I was intrigued by a recent New York Times article about Sister Theresa Aletheia Noble titled “Meet the Nun Who Wants You to Remember You Will Die.” Before Sister Theresa entered the convent in 2010, she read a biography of the order’s founder, a 19th century Italian priest. It was his custom to keep a ceramic skull on his desk, as a reminder of the inevitability of death. This inspired her to acquire a skull for herself. In 2017 Sister Theresa made it her mission to revive the practice of memento more, a Latin phrase meaning “remember your death.” The idea is to intentionally think about one’s own death every day, as a means of appreciating the present and focusing on the future.
Sister Theresa now has many followers on social media, and people from all over the world send her skull mugs and rosaries and share photos of their skull tattoos. Teachers have even incorporated the concept of memento more in their curricula.
To some this idea of keeping a skull close by might seem morbid. But death is a fact of life and trying to suppress the thought of death or run away from it is part of our death-denying culture.
The practice of regular meditation on death is a venerable one. In the 6th century Saint Benedict instructed his monks to “keep death daily before your eyes.” But the practice is not uniquely Christian. Mindfulness of death is a tradition within Buddhism, meant to cultivate meaning and focus. Skeletons, clocks and decaying food are recurring motifs in art history.

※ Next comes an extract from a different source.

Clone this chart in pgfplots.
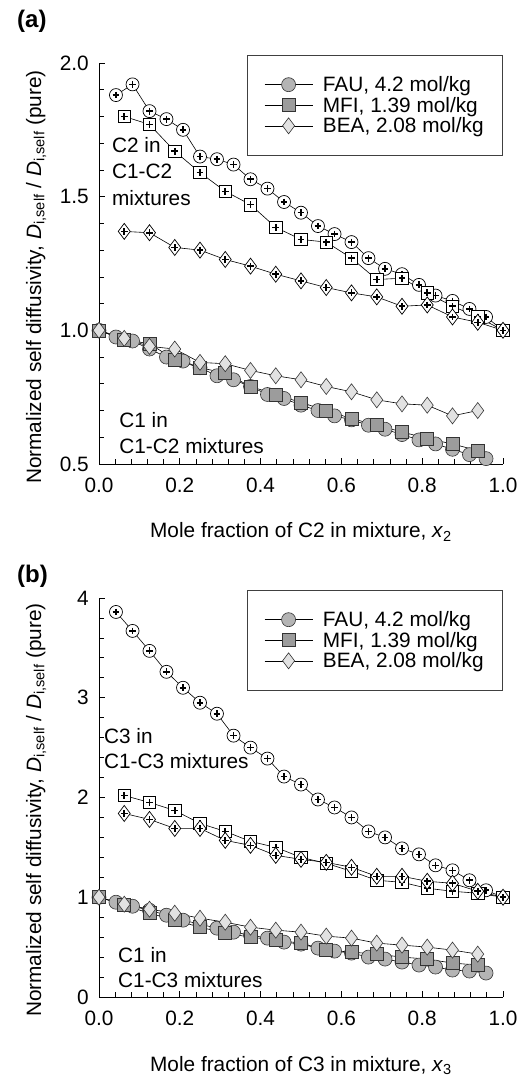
\documentclass[border=0pt]{standalone}
\usepackage{pgfplots}
\usepackage{pgfplotstable}
\pgfplotsset{compat=1.18}
\usepackage{fontspec}
\setmainfont{Liberation Sans}
\newcommand\fs{\fontsize{20.8bp}{25bp}\selectfont}
\definecolor{faufill}{HTML}{B4B4B4}
\definecolor{mfifill}{HTML}{9C9C9C}
\definecolor{beafill}{HTML}{E2E2E2}

% ---------- panel (a) ----------
\pgfplotstableread{
x y
0.042 1.88
0.083 1.92
0.125 1.82
0.167 1.79
0.208 1.75
0.25 1.65
0.292 1.64
0.333 1.62
0.375 1.565
0.417 1.53
0.458 1.48
0.5 1.44
0.542 1.39
0.583 1.36
0.625 1.33
0.667 1.27
0.708 1.23
0.75 1.21
0.792 1.17
0.833 1.13
0.875 1.11
0.917 1.08
0.958 1.05
1.0 1.0
}\aFAUtwo
\pgfplotstableread{
x y
0.0625 1.80
0.125 1.77
0.1875 1.67
0.25 1.59
0.3125 1.52
0.375 1.47
0.4375 1.385
0.5 1.34
0.5625 1.33
0.625 1.27
0.6875 1.19
0.75 1.195
0.8125 1.14
0.875 1.09
0.9375 1.05
1.0 1.0
}\aMFItwo
\pgfplotstableread{
x y
0.0625 1.37
0.125 1.365
0.1875 1.31
0.25 1.30
0.3125 1.265
0.375 1.24
0.4375 1.21
0.5 1.185
0.5625 1.16
0.625 1.14
0.6875 1.125
0.75 1.09
0.8125 1.095
0.875 1.05
0.9375 1.03
1.0 1.0
}\aBEAtwo
\pgfplotstableread{
x y
0 1.0
0.042 0.975
0.083 0.96
0.125 0.93
0.167 0.90
0.208 0.885
0.25 0.86
0.292 0.83
0.333 0.815
0.375 0.79
0.417 0.76
0.458 0.745
0.5 0.72
0.542 0.70
0.583 0.68
0.625 0.665
0.667 0.645
0.708 0.63
0.75 0.61
0.792 0.59
0.833 0.575
0.875 0.555
0.917 0.535
0.958 0.52
}\aFAUone
\pgfplotstableread{
x y
0 1.0
0.0625 0.965
0.125 0.95
0.1875 0.89
0.25 0.86
0.3125 0.84
0.375 0.79
0.4375 0.76
0.5 0.73
0.5625 0.70
0.625 0.67
0.6875 0.645
0.75 0.62
0.8125 0.595
0.875 0.575
0.9375 0.55
}\aMFIone
\pgfplotstableread{
x y
0 1.0
0.0625 0.97
0.125 0.94
0.1875 0.93
0.25 0.88
0.3125 0.875
0.375 0.85
0.4375 0.83
0.5 0.815
0.5625 0.79
0.625 0.77
0.6875 0.74
0.75 0.725
0.8125 0.72
0.875 0.68
0.9375 0.70
}\aBEAone

% ---------- panel (b) ----------
\pgfplotstableread{
x y
0.042 3.86
0.083 3.67
0.125 3.47
0.167 3.26
0.208 3.10
0.25 2.95
0.292 2.84
0.333 2.62
0.375 2.50
0.417 2.39
0.458 2.21
0.5 2.13
0.542 1.98
0.583 1.90
0.625 1.80
0.667 1.66
0.708 1.60
0.75 1.49
0.792 1.43
0.833 1.32
0.875 1.27
0.917 1.17
0.958 1.07
1.0 1.0
}\bFAUthree
\pgfplotstableread{
x y
0.0625 2.02
0.125 1.95
0.1875 1.87
0.25 1.74
0.3125 1.66
0.375 1.56
0.4375 1.50
0.5 1.40
0.5625 1.34
0.625 1.26
0.6875 1.17
0.75 1.15
0.8125 1.09
0.875 1.06
0.9375 1.04
1.0 1.0
}\bMFIthree
\pgfplotstableread{
x y
0.0625 1.84
0.125 1.78
0.1875 1.69
0.25 1.69
0.3125 1.57
0.375 1.52
0.4375 1.42
0.5 1.38
0.5625 1.35
0.625 1.30
0.6875 1.21
0.75 1.21
0.8125 1.16
0.875 1.14
0.9375 1.06
1.0 1.0
}\bBEAthree
\pgfplotstableread{
x y
0 1.0
0.042 0.95
0.083 0.91
0.125 0.87
0.167 0.82
0.208 0.77
0.25 0.73
0.292 0.69
0.333 0.65
0.375 0.62
0.417 0.59
0.458 0.55
0.5 0.53
0.542 0.49
0.583 0.46
0.625 0.44
0.667 0.40
0.708 0.38
0.75 0.35
0.792 0.32
0.833 0.30
0.875 0.27
0.917 0.26
0.958 0.24
}\bFAUone
\pgfplotstableread{
x y
0 1.0
0.0625 0.92
0.125 0.84
0.1875 0.77
0.25 0.70
0.3125 0.64
0.375 0.60
0.4375 0.57
0.5 0.54
0.5625 0.47
0.625 0.45
0.6875 0.43
0.75 0.40
0.8125 0.38
0.875 0.34
0.9375 0.32
}\bMFIone
\pgfplotstableread{
x y
0 1.0
0.0625 0.93
0.125 0.88
0.1875 0.84
0.25 0.79
0.3125 0.75
0.375 0.70
0.4375 0.67
0.5 0.65
0.5625 0.61
0.625 0.59
0.6875 0.54
0.75 0.52
0.8125 0.50
0.875 0.47
0.9375 0.43
}\bBEAone

\pgfplotsset{
  ln/.style={black, line width=0.6bp},
  faus/.style={ln, mark=*, mark size=7bp, mark options={draw=black!80, line width=0.6bp, fill=faufill}},
  mfis/.style={ln, mark=square*, mark size=6.5bp, mark options={draw=black!80, line width=0.6bp, fill=mfifill}},
  beas/.style={ln, mark=diamond*, mark size=8bp, mark options={draw=black!80, line width=0.6bp, fill=beafill}},
  fauo/.style={ln, mark=*, mark size=6.5bp, mark options={draw=black, line width=0.7bp, fill=white}},
  mfio/.style={ln, mark=square*, mark size=6.2bp, mark options={draw=black, line width=0.7bp, fill=white}},
  beao/.style={ln, mark=diamond*, mark size=8bp, mark options={draw=black, line width=0.7bp, fill=white}},
  plus/.style={only marks, mark=+, mark size=3.4bp, mark options={black, line width=1.6bp}},
  common/.style={
    scale only axis, width=404bp, anchor=south west,
    xmin=0, xmax=1,
    axis x line*=bottom, axis y line*=left,
    tick align=inside,
    xtick={0,0.2,0.4,0.6,0.8,1},
    xticklabels={0.0,0.2,0.4,0.6,0.8,1.0},
    minor x tick num=4,
    minor y tick num=4,
    major tick length=6bp, minor tick length=4.5bp,
    every tick/.style={black, line width=0.7bp},
    axis line style={black, line width=0.8bp},
    ticklabel style={font=\fs},
    xticklabel style={anchor=north, inner sep=0pt, yshift=-14bp},
    yticklabel style={anchor=east, inner sep=0pt, xshift=-10bp},
    clip=false,
    legend cell align=left,
    legend style={font=\fs, draw=black!75, line width=0.8bp, fill=white,
      at={(1,1)}, anchor=north east, yshift=8bp,
      inner xsep=17bp, inner ysep=19bp, row sep=0bp,
      nodes={inner sep=2bp},
      /tikz/every odd column/.append style={column sep=8bp}},
    legend image code/.code={\draw[mark repeat=2, mark phase=2, ##1] plot coordinates {(0bp,0bp) (24bp,0bp) (48bp,0bp)};},
  },
}

\begin{document}
\begin{tikzpicture}
\useasboundingbox (0,0) rectangle (518bp,1077bp);

% ---------------- (a) ----------------
\begin{axis}[common, at={(99bp,613bp)}, height=401bp,
  ymin=0.5, ymax=2.0, ytick={0.5,1,1.5,2}, yticklabels={0.5,1.0,1.5,2.0}]
\addlegendimage{faus}\addlegendentry{FAU, 4.2 mol/kg}
\addlegendimage{mfis}\addlegendentry{MFI, 1.39 mol/kg}
\addlegendimage{beas}\addlegendentry{BEA, 2.08 mol/kg}
\addplot[faus, forget plot] table {\aFAUone};
\addplot[mfis, forget plot] table {\aMFIone};
\addplot[beas, forget plot] table {\aBEAone};
\addplot[fauo, forget plot] table {\aFAUtwo};
\addplot[plus, forget plot] table {\aFAUtwo};
\addplot[mfio, forget plot] table {\aMFItwo};
\addplot[plus, forget plot] table {\aMFItwo};
\addplot[beao, forget plot] table {\aBEAtwo};
\addplot[plus, forget plot] table {\aBEAtwo};
\node[anchor=base west, font=\fs, inner sep=0pt] at (axis cs:0.032,1.664) {C2 in};
\node[anchor=base west, font=\fs, inner sep=0pt] at (axis cs:0.032,1.567) {C1-C2};
\node[anchor=base west, font=\fs, inner sep=0pt] at (axis cs:0.032,1.466) {mixtures};
\node[anchor=base west, font=\fs, inner sep=0pt] at (axis cs:0.05,0.635) {C1 in};
\node[anchor=base west, font=\fs, inner sep=0pt] at (axis cs:0.05,0.54) {C1-C2 mixtures};
\end{axis}

% ---------------- (b) ----------------
\begin{axis}[common, at={(99bp,80bp)}, height=399bp,
  ymin=0, ymax=4, ytick={0,1,2,3,4}, yticklabels={0,1,2,3,4}]
\addlegendimage{faus}\addlegendentry{FAU, 4.2 mol/kg}
\addlegendimage{mfis}\addlegendentry{MFI, 1.39 mol/kg}
\addlegendimage{beas}\addlegendentry{BEA, 2.08 mol/kg}
\addplot[faus, forget plot] table {\bFAUone};
\addplot[mfis, forget plot] table {\bMFIone};
\addplot[beas, forget plot] table {\bBEAone};
\addplot[fauo, forget plot] table {\bFAUthree};
\addplot[plus, forget plot] table {\bFAUthree};
\addplot[mfio, forget plot] table {\bMFIthree};
\addplot[plus, forget plot] table {\bMFIthree};
\addplot[beao, forget plot] table {\bBEAthree};
\addplot[plus, forget plot] table {\bBEAthree};
\node[anchor=base west, font=\fs, inner sep=0pt] at (axis cs:0.012,2.54) {C3 in};
\node[anchor=base west, font=\fs, inner sep=0pt] at (axis cs:0.012,2.29) {C1-C3 mixtures};
\node[anchor=base west, font=\fs, inner sep=0pt] at (axis cs:0.047,0.35) {C1 in};
\node[anchor=base west, font=\fs, inner sep=0pt] at (axis cs:0.047,0.10) {C1-C3 mixtures};
\end{axis}

% axis titles and panel labels
\node[anchor=base, font=\fs, inner sep=0pt] at (301bp,539bp) {Mole fraction of C2 in mixture, \textit{x}\textsubscript{2}};
\node[anchor=base, font=\fs, inner sep=0pt] at (301bp,6bp) {Mole fraction of C3 in mixture, \textit{x}\textsubscript{3}};
\node[anchor=base, rotate=90, font=\fs, inner sep=0pt] at (41bp,800bp) {Normalized self diffusivity, \textit{D}\textsubscript{i,self} / \textit{D}\textsubscript{i,self} (pure)};
\node[anchor=base, rotate=90, font=\fs, inner sep=0pt] at (41bp,267bp) {Normalized self diffusivity, \textit{D}\textsubscript{i,self} / \textit{D}\textsubscript{i,self} (pure)};
\node[anchor=base west, font=\fontsize{24bp}{28bp}\selectfont\bfseries, inner sep=0pt] at (17bp,1049bp) {(a)};
\node[anchor=base west, font=\fontsize{24bp}{28bp}\selectfont\bfseries, inner sep=0pt] at (17bp,494bp) {(b)};
\end{tikzpicture}
\end{document}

Jewish tradition invites us to think about our mortality long before our own deaths. The tradition of writing an ethical will—a letter to one’s children and descendants expressing the deepest principles and most important actions we hope they will carry on—demands that we anticipate and accept the fact that our life span is finite. The idea of an ethical will may have been inspired by the Biblical story of how the biblical patriarch Jacob delivered his wishes orally to his children and grandchildren who gathered around his death bed.
There is a Talmudic parable (Shabbat 153a) that Rabbi Eliezer taught his disciples, “Repent one day before your death.” When his disciples expressed puzzlement about how one can know the day of one’s death, Rabbi Eliezer answered, “All the more reason, therefore, to repent today, lest one die tomorrow.”
Traditional Jewish liturgy contains a prayer for each new month of the year. One of my favorite contemporary interpretations of this prayer is found as a meditation before the announcement of the new month in the Silverman Sabbath and Festival Prayerbook:
O heavenly Father, the approach of another month reminds us of the flight of time and the change of seasons. Month follows month; the years of one’s life are few and fleeting. Teach us to number our days that we may use each moment wisely. May no day pass without bring us closer to some worthy achievement. Grant that the new month bring life and hope, joy and peace to all Your children. Amen.
Let us all rededicate ourselves to really appreciating life: “Teach us to number our days that we may use each precious moment wisely.”